━━ RECORD EXCERPTS ━━
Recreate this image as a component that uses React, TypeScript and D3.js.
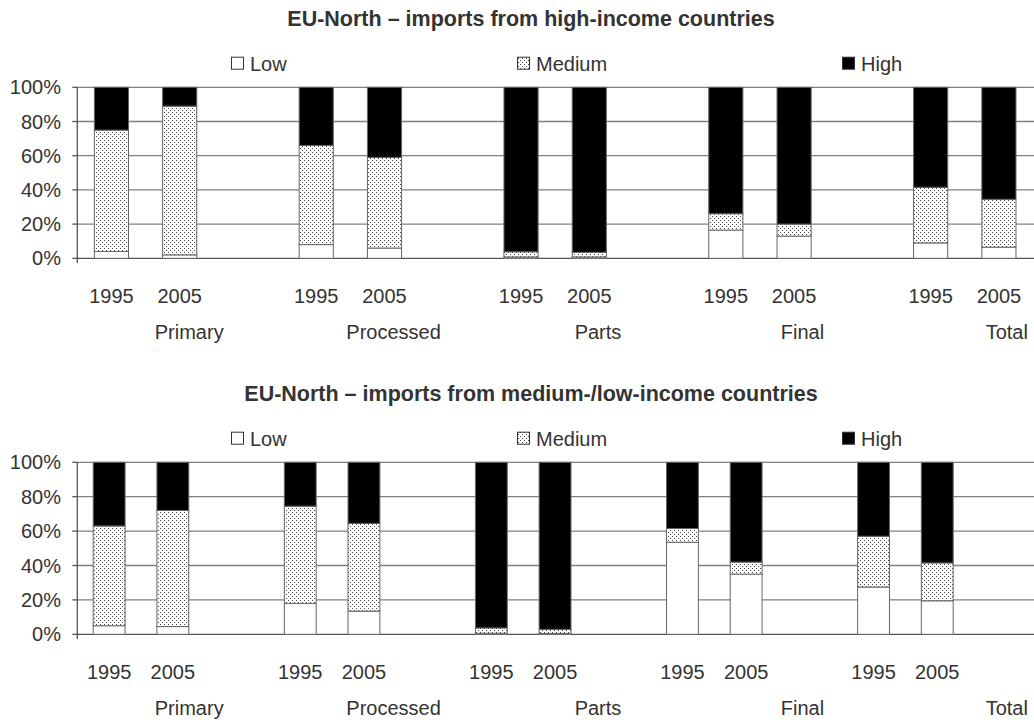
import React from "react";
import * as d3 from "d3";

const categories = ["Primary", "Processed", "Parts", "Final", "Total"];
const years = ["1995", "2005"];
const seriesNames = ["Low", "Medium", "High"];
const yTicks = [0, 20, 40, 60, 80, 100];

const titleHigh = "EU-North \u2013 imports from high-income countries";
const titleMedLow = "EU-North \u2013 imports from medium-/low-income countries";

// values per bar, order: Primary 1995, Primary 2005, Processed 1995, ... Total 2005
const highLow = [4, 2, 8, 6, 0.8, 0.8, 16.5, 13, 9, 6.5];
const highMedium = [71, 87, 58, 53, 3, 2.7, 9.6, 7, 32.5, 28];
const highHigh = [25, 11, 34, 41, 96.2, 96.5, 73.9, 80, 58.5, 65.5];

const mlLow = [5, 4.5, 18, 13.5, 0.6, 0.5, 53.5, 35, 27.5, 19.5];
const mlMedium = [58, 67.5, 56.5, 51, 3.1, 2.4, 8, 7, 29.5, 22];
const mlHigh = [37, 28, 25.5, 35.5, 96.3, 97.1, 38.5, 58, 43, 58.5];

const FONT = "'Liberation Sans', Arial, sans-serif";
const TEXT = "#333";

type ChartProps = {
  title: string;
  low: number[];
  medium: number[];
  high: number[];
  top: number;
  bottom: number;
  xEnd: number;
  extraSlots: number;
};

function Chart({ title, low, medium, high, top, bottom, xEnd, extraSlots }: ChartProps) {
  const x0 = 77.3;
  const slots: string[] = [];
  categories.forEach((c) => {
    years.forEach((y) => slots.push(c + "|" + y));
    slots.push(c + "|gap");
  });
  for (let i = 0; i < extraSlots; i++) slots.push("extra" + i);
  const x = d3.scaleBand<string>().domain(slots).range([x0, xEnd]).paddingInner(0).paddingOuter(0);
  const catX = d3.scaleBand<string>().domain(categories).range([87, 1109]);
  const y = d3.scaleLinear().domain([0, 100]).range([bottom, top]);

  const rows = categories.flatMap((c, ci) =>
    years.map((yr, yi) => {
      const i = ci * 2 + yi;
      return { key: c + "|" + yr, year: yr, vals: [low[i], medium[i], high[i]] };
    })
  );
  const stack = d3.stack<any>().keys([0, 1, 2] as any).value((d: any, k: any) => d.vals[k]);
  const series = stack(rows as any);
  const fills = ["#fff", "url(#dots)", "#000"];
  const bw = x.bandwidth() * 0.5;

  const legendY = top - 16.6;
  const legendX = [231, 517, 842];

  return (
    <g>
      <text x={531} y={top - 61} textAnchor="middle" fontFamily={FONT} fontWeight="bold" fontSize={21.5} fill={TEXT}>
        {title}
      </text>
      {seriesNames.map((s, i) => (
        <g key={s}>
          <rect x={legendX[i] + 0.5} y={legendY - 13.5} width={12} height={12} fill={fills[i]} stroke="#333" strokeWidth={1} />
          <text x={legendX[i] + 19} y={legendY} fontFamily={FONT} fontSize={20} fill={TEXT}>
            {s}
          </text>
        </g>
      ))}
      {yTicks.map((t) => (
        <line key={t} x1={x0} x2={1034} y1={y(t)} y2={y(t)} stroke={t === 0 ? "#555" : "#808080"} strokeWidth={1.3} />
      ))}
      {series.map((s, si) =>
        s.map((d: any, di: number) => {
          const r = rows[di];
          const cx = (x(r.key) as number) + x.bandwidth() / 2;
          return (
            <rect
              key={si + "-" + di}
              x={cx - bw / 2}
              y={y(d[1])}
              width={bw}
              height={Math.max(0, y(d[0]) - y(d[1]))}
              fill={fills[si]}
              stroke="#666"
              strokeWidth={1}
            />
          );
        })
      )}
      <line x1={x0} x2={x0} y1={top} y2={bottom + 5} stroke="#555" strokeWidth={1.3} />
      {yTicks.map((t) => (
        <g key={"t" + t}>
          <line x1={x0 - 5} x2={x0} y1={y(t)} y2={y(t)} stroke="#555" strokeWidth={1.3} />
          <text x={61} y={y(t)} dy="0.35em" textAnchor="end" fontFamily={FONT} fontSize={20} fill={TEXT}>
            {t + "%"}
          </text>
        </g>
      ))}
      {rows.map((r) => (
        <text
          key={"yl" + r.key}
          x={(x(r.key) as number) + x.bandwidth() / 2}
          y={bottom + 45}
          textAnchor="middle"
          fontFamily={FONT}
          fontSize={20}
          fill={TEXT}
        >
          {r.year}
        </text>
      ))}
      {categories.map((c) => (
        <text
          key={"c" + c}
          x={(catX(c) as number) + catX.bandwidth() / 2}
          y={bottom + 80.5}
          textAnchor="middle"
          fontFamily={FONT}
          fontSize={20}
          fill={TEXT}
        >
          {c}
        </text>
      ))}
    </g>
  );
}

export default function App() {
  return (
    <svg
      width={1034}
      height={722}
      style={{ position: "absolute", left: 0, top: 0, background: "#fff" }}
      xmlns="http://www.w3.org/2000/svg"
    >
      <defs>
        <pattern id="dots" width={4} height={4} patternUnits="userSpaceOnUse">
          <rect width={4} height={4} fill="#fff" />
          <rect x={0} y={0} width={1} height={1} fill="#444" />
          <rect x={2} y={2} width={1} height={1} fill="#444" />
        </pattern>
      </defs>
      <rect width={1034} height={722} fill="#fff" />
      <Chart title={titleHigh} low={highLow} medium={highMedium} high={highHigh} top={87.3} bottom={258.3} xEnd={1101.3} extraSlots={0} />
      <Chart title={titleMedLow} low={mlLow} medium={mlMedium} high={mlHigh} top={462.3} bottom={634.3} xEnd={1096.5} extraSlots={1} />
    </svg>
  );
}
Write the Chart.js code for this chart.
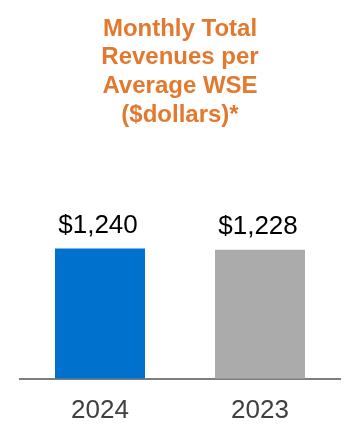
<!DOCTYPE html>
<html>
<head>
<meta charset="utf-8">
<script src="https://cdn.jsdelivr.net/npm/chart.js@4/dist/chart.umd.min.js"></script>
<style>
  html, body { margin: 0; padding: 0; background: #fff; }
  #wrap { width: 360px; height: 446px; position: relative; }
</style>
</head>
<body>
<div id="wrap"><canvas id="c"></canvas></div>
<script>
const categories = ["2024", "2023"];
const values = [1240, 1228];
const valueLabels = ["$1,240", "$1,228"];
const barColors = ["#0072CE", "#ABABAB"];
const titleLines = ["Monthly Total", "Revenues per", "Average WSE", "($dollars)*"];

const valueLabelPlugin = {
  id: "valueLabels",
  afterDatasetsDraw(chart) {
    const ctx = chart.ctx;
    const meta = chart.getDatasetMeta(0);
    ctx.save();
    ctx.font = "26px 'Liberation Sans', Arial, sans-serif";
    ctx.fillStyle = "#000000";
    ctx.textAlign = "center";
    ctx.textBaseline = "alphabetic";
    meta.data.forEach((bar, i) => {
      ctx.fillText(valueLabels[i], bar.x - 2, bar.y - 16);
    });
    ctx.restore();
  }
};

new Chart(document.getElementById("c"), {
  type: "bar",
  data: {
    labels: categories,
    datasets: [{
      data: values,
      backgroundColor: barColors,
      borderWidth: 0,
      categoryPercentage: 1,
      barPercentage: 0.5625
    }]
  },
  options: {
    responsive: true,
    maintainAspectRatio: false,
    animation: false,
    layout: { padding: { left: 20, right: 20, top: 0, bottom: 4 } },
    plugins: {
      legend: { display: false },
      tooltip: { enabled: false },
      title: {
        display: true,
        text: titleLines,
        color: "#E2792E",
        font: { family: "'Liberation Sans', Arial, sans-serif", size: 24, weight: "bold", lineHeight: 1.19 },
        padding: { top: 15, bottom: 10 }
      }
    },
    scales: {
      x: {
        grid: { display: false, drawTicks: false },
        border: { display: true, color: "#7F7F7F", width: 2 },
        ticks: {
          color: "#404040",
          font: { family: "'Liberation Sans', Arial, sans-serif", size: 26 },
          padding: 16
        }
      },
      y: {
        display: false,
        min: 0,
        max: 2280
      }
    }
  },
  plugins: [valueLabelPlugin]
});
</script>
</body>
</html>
━━━
## GIVEN INSTRUCTION:
Take the material above from its first line through the line holding "const legendX = [231, 517, 842];" and set it down exactly, without the pictures.

## FULL SOLUTION:
Recreate this image as a component that uses React, TypeScript and D3.js.
import React from "react";
import * as d3 from "d3";

const categories = ["Primary", "Processed", "Parts", "Final", "Total"];
const years = ["1995", "2005"];
const seriesNames = ["Low", "Medium", "High"];
const yTicks = [0, 20, 40, 60, 80, 100];

const titleHigh = "EU-North \u2013 imports from high-income countries";
const titleMedLow = "EU-North \u2013 imports from medium-/low-income countries";

// values per bar, order: Primary 1995, Primary 2005, Processed 1995, ... Total 2005
const highLow = [4, 2, 8, 6, 0.8, 0.8, 16.5, 13, 9, 6.5];
const highMedium = [71, 87, 58, 53, 3, 2.7, 9.6, 7, 32.5, 28];
const highHigh = [25, 11, 34, 41, 96.2, 96.5, 73.9, 80, 58.5, 65.5];

const mlLow = [5, 4.5, 18, 13.5, 0.6, 0.5, 53.5, 35, 27.5, 19.5];
const mlMedium = [58, 67.5, 56.5, 51, 3.1, 2.4, 8, 7, 29.5, 22];
const mlHigh = [37, 28, 25.5, 35.5, 96.3, 97.1, 38.5, 58, 43, 58.5];

const FONT = "'Liberation Sans', Arial, sans-serif";
const TEXT = "#333";

type ChartProps = {
  title: string;
  low: number[];
  medium: number[];
  high: number[];
  top: number;
  bottom: number;
  xEnd: number;
  extraSlots: number;
};

function Chart({ title, low, medium, high, top, bottom, xEnd, extraSlots }: ChartProps) {
  const x0 = 77.3;
  const slots: string[] = [];
  categories.forEach((c) => {
    years.forEach((y) => slots.push(c + "|" + y));
    slots.push(c + "|gap");
  });
  for (let i = 0; i < extraSlots; i++) slots.push("extra" + i);
  const x = d3.scaleBand<string>().domain(slots).range([x0, xEnd]).paddingInner(0).paddingOuter(0);
  const catX = d3.scaleBand<string>().domain(categories).range([87, 1109]);
  const y = d3.scaleLinear().domain([0, 100]).range([bottom, top]);

  const rows = categories.flatMap((c, ci) =>
    years.map((yr, yi) => {
      const i = ci * 2 + yi;
      return { key: c + "|" + yr, year: yr, vals: [low[i], medium[i], high[i]] };
    })
  );
  const stack = d3.stack<any>().keys([0, 1, 2] as any).value((d: any, k: any) => d.vals[k]);
  const series = stack(rows as any);
  const fills = ["#fff", "url(#dots)", "#000"];
  const bw = x.bandwidth() * 0.5;

  const legendY = top - 16.6;
  const legendX = [231, 517, 842];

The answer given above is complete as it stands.